FEMA is Auctioning Off Thousands of Trailers
Posted:29 June, 2009 by Trailer Park Superstar
Manufactured home dealers are worried, as FEMA is auctioning off thousands of trailers remaining from Hurricanes Katrina and Rita.
The dealers’ concerns are that their customers will choose to purchase the FEMA trailers at “fire-sale prices,” which could cause harm to the manufactured home market and pricing structure.
“People think they’re just going to get to buy them for nothing,” said Gale Crews, owner of Diamond State Mobile Home Sales in Hope, Arkansas. About 20,000 FEMA trailers are being stored at the city’s airport.
The trailers are expected to sell for less than half of the cost of a new manufacture home, perhaps as low as $25,000 to $40,000.
The trailers will be auctioned through a government Web site. There were 47 trailers for sale on Wednesday evening. Bids have ranged from $5,191 for a 2006 Coachmen Spirit of America trailer with possible water damage and a missing stove grate, battery and other items, to $12,600 for a 2006 Sunnybrook RV Sunset Creek trailer with “no obvious exterior damage.”
The Federal Emergency Management Agency (FEMA) purchased 145,000 trailers in a panic just before and after Katrina’s devastation. The government agency spent approximately $2.7 billion, most of which went to these no-bid contracts.
It is estimated that the sell of these vacant homes (the total number stored across the U.S. reaching as many as 60,000), has only netted about 40 cents on every taxpayer’s dollar.
Legislation was passed by Congress in October, which has kept FEMA from selling these unused trailers directly to the public. The legislation came from strong urging of the manufactured home industry. So, FEMA must first attempt to donate the homes to federal, state and local agencies and public service groups.
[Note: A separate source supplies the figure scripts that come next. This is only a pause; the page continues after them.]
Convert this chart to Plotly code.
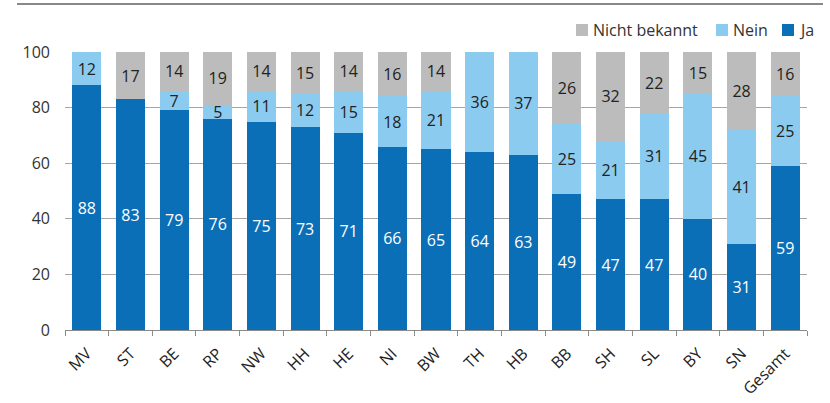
import plotly.graph_objects as go

categories = ["MV", "ST", "BE", "RP", "NW", "HH", "HE", "NI", "BW", "TH", "HB", "BB", "SH", "SL", "BY", "SN", "Gesamt"]
ja = [88, 83, 79, 76, 75, 73, 71, 66, 65, 64, 63, 49, 47, 47, 40, 31, 59]
nein = [12, 0, 7, 5, 11, 12, 15, 18, 21, 36, 37, 25, 21, 31, 45, 41, 25]
nicht_bekannt = [0, 17, 14, 19, 14, 15, 14, 16, 14, 0, 0, 26, 32, 22, 15, 28, 16]
series_names = ["Nicht bekannt", "Nein", "Ja"]

c_ja = "#0b6fb8"
c_nein = "#8ccbf0"
c_nb = "#bcbcbc"
font_family = "Open Sans, Noto Sans, sans-serif"

W, H = 830, 403
L, R, T, B = 65, 23, 52, 73
PW, PH = W - L - R, H - T - B

def px(x):
    return (x - L) / PW

def py(y):
    return (H - B - y) / PH

def labels(vals):
    return [str(v) if v else "" for v in vals]

fig = go.Figure()
for vals, name, col, tcol in [(ja, "Ja", c_ja, "white"),
                              (nein, "Nein", c_nein, "#222222"),
                              (nicht_bekannt, "Nicht bekannt", c_nb, "#222222")]:
    fig.add_trace(go.Bar(x=categories, y=vals, name=name, marker_color=col,
                         marker_line_width=0,
                         text=labels(vals), textposition="inside", insidetextanchor="middle",
                         textfont=dict(color=tcol, size=16), textangle=0,
                         showlegend=False))

fig.update_layout(
    barmode="stack",
    bargap=0.335,
    width=W, height=H,
    margin=dict(l=L, r=R, t=T, b=B, autoexpand=False),
    paper_bgcolor="white", plot_bgcolor="white",
    font=dict(family=font_family, size=16, color="#333333"),
    uniformtext=dict(minsize=16, mode="show"),
    showlegend=False,
)
fig.update_yaxes(range=[0, 100], tickvals=[0, 20, 40, 60, 80, 100], showgrid=True,
                 gridcolor="#a6a6a6", gridwidth=1, zeroline=False, showline=False,
                 automargin=False,
                 ticks="", ticklabelstandoff=14, tickfont=dict(size=16, color="#333333"))
fig.update_xaxes(tickangle=-45, showline=True, linecolor="#8a8a8a", linewidth=1,
                 automargin=False,
                 ticks="outside", tickson="boundaries", ticklen=5, tickcolor="#8a8a8a",
                 ticklabelstandoff=7, tickfont=dict(size=16, color="#222222"))

# top rule
fig.add_shape(type="line", xref="paper", yref="paper", x0=px(17), x1=px(823), y0=py(4), y1=py(4),
              line=dict(color="#606060", width=1.5))

# legend (custom, compact like the original)
legend_items = [(series_names[0], c_nb, 576), (series_names[1], c_nein, 716), (series_names[2], c_ja, 782)]
for name, col, x0 in legend_items:
    fig.add_shape(type="rect", xref="paper", yref="paper", x0=px(x0), x1=px(x0 + 12),
                  y0=py(36), y1=py(24), fillcolor=col, line_width=0)
    fig.add_annotation(xref="paper", yref="paper", x=px(x0 + 15), y=py(30), text=name,
                       showarrow=False, xanchor="left", yanchor="middle",
                       font=dict(size=16, color="#333333"))

fig.write_html("out.html")
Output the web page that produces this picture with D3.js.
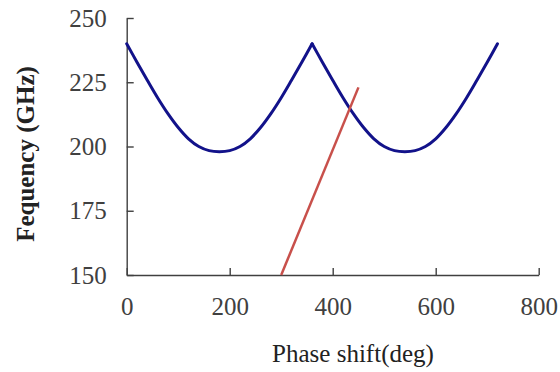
<!DOCTYPE html>
<html>
<head>
<meta charset="utf-8">
<script src="https://cdn.jsdelivr.net/npm/d3@7"></script>
<style>
  body { margin: 0; background: #fff; }
  svg { display: block; }
  text { font-family: "Liberation Serif", "Times New Roman", serif; }
</style>
</head>
<body>
<svg id="chart" width="560" height="372"></svg>
<script>
// dispersion curve (deg, GHz)
var phase = [0, 20, 40, 60, 80, 100, 120, 140, 160, 180, 200, 220, 240, 260, 280, 300, 320, 340, 360,
             380, 400, 420, 440, 460, 480, 500, 520, 540, 560, 580, 600, 620, 640, 660, 680, 700, 720];
var freq = [240, 232.8, 225.8, 219, 212.8, 207.4, 203, 200, 198.4, 198, 198.4, 200, 203, 207.4, 212.8, 219, 225.8, 232.8, 240,
            232.8, 225.8, 219, 212.8, 207.4, 203, 200, 198.4, 198, 198.4, 200, 203, 207.4, 212.8, 219, 225.8, 232.8, 240];
// light line
var linePhase = [300, 450];
var lineFreq = [150, 223];

var xTicks = [0, 200, 400, 600, 800];
var yTicks = [150, 175, 200, 225, 250];

var svg = d3.select('#chart');
var font = '"Liberation Serif", "Times New Roman", serif';

var x = d3.scaleLinear().domain([0, 800]).range([126.7, 538.7]);
var y = d3.scaleLinear().domain([150, 250]).range([275, 18]);

// axes, ticks point inwards
var xAxis = svg.append('g')
    .attr('transform', 'translate(0,' + y(150) + ')')
    .call(d3.axisBottom(x).tickValues(xTicks).tickSizeInner(-7).tickSizeOuter(0).tickPadding(22));
var yAxis = svg.append('g')
    .attr('transform', 'translate(' + x(0) + ',0)')
    .call(d3.axisLeft(y).tickValues(yTicks).tickSizeInner(-7).tickSizeOuter(0).tickPadding(20));

[xAxis, yAxis].forEach(function(g) {
    g.attr('font-family', font).attr('font-size', 25);
    g.select('.domain').attr('stroke', '#404040').attr('stroke-width', 1.4);
    g.selectAll('.tick line').attr('stroke', '#404040').attr('stroke-width', 1.4);
    g.selectAll('.tick text').attr('fill', '#404040');
});

// blue curve: draw each arch on its own so the cusps stay sharp
var pts = phase.map(function(p, i) { return [p, freq[i]]; });
var arches = [pts.filter(function(d) { return d[0] <= 360; }),
              pts.filter(function(d) { return d[0] >= 360; })];
var gen = d3.line()
    .x(function(d) { return x(d[0]); })
    .y(function(d) { return y(d[1]); })
    .curve(d3.curveCatmullRom);
svg.selectAll('path.arch')
    .data(arches)
    .enter().append('path')
    .attr('class', 'arch')
    .attr('d', gen)
    .attr('fill', 'none')
    .attr('stroke', '#12128a')
    .attr('stroke-width', 3)
    .attr('stroke-linejoin', 'round')
    .attr('stroke-linecap', 'round');

var lpts = linePhase.map(function(p, i) { return [p, lineFreq[i]]; });
svg.append('path')
    .datum(lpts)
    .attr('d', d3.line().x(function(d) { return x(d[0]); }).y(function(d) { return y(d[1]); }))
    .attr('fill', 'none')
    .attr('stroke', '#c8504b')
    .attr('stroke-width', 2.5);

// axis titles
svg.append('text')
    .attr('x', 353)
    .attr('y', 362)
    .attr('text-anchor', 'middle')
    .attr('font-family', font)
    .attr('font-size', 25)
    .attr('fill', '#222')
    .text('Phase shift(deg)');

svg.append('text')
    .attr('transform', 'translate(34,154) rotate(-90)')
    .attr('text-anchor', 'middle')
    .attr('font-family', font)
    .attr('font-size', 25)
    .attr('font-weight', 'bold')
    .attr('fill', '#222')
    .text('Fequency (GHz)');
</script>
</body>
</html>
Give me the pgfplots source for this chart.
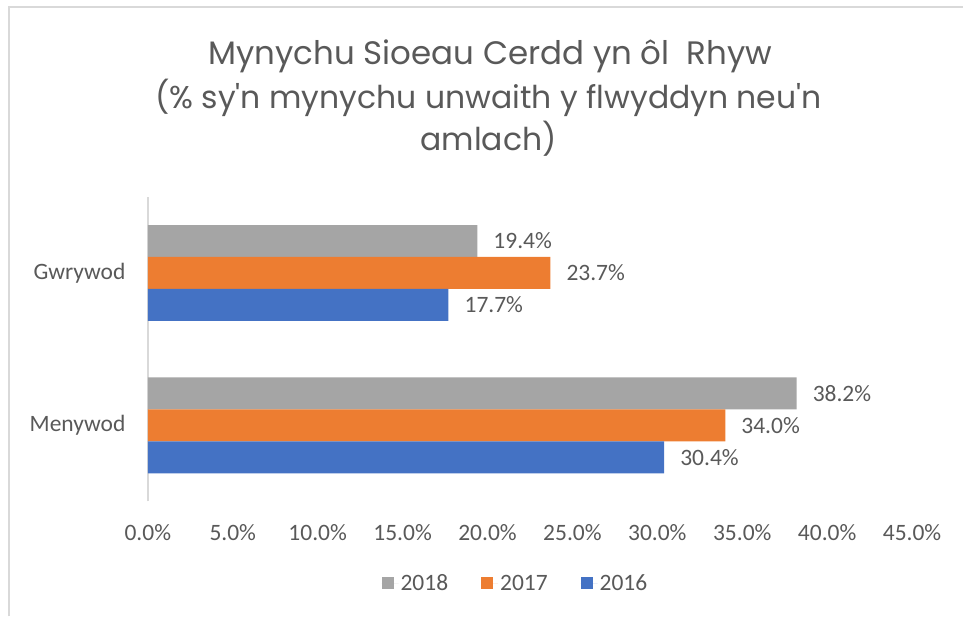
\documentclass[border=0pt]{standalone}
\usepackage{fontspec}
\setmainfont{Carlito}
\newfontfamily\titlefont{Poppins}
\usepackage{pgfplots}
\pgfplotsset{compat=1.18}
\definecolor{bar18}{HTML}{A5A5A5}
\definecolor{bar17}{HTML}{ED7D31}
\definecolor{bar16}{HTML}{4472C4}
\definecolor{txt}{HTML}{595959}
\definecolor{rule}{HTML}{D9D9D9}

\begin{document}
\begin{tikzpicture}[x=1pt,y=1pt]
% page frame: 964 x 617, pixel y measured from the top
\path (0,0) rectangle (964,617);
\draw[rule, line width=2pt] (9,0) -- (9,610) -- (964,610);

% titles
\node[anchor=base, text=txt, font=\titlefont\fontsize{32.5}{38}\selectfont] at (491,552)
  {Mynychu Sioeau Cerdd yn ôl\ \ Rhyw};
\node[anchor=base, text=txt, font=\titlefont\fontsize{31.5}{38}\selectfont] at (489,508)
  {(\% sy'n mynychu unwaith y flwyddyn neu'n};
\node[anchor=base, text=txt, font=\titlefont\fontsize{31.5}{38}\selectfont] at (489,466)
  {amlach)};

\begin{axis}[
    at={(148pt,115pt)}, anchor=south west,
    scale only axis, width=765pt, height=305pt,
    xbar, bar width=32pt,
    xmin=0, xmax=45, ymin=-0.5, ymax=1.5,
    xtick={0,5,...,45}, ytick={0,1},
    yticklabels={Menywod,Gwrywod},
    axis x line*=bottom, axis y line*=left,
    x axis line style={draw=none},
    y axis line style={draw=rule, line width=1.5pt, -},
    major tick length=0pt,
    font=\fontsize{23.5}{28}\selectfont,
    tick label style={text=txt},
    /pgf/number format/assume math mode=true,
    xticklabel={\pgfmathprintnumber[fixed,fixed zerofill,precision=1]{\tick}\%},
    xticklabel style={yshift=-19pt},
    yticklabel style={xshift=-19pt},
    nodes near coords={\pgfmathprintnumber[fixed,fixed zerofill,precision=1]{\pgfplotspointmeta}\%},
    nodes near coords style={anchor=west, inner sep=0pt, xshift=16pt, text=txt},
    legend columns=-1,
    legend style={at={(rel axis cs:0.481,-0.268)}, anchor=center, draw=none,
      fill=none, text=txt, font=\fontsize{23.5}{28}\selectfont,
      /tikz/every even column/.append style={column sep=31pt}},
    legend image code/.code={\fill[#1] (0pt,-6pt) rectangle (12pt,6pt);
      \path (0pt,0pt) -- (17pt,0pt);},
]
\addplot[fill=bar18, draw=none, bar shift=32pt] coordinates {(38.2,0) (19.4,1)};
\addplot[fill=bar17, draw=none, bar shift=0pt] coordinates {(34.0,0) (23.7,1)};
\addplot[fill=bar16, draw=none, bar shift=-32pt] coordinates {(30.4,0) (17.7,1)};
\legend{2018,2017,2016}
\end{axis}
\end{tikzpicture}
\end{document}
Yet, even after such attempts, the number of homes that the agency will eventually be able to sell has manufactured home distributors extremely concerned. The potential of sells through FEMA will equal approximately 30 percent of the recreational vehicle industry’s U.S. sales in 2006.
“As you can imagine, a public auction of so many vehicles could devastate the market for travel trailers,” Michael Molino, president of the 2,700-member Recreational Vehicle Dealers Association, state in a letter sent Friday to FEMA Director R. David Paulison.
The General Services Administration is working in conjunction with FEMA, selling the auction trailers in groups of 300, hoping to alleviate the feared impact on the manufactured home market.
More than 64,000 FEMA trailers are still being used by Hurricane Katrina victims.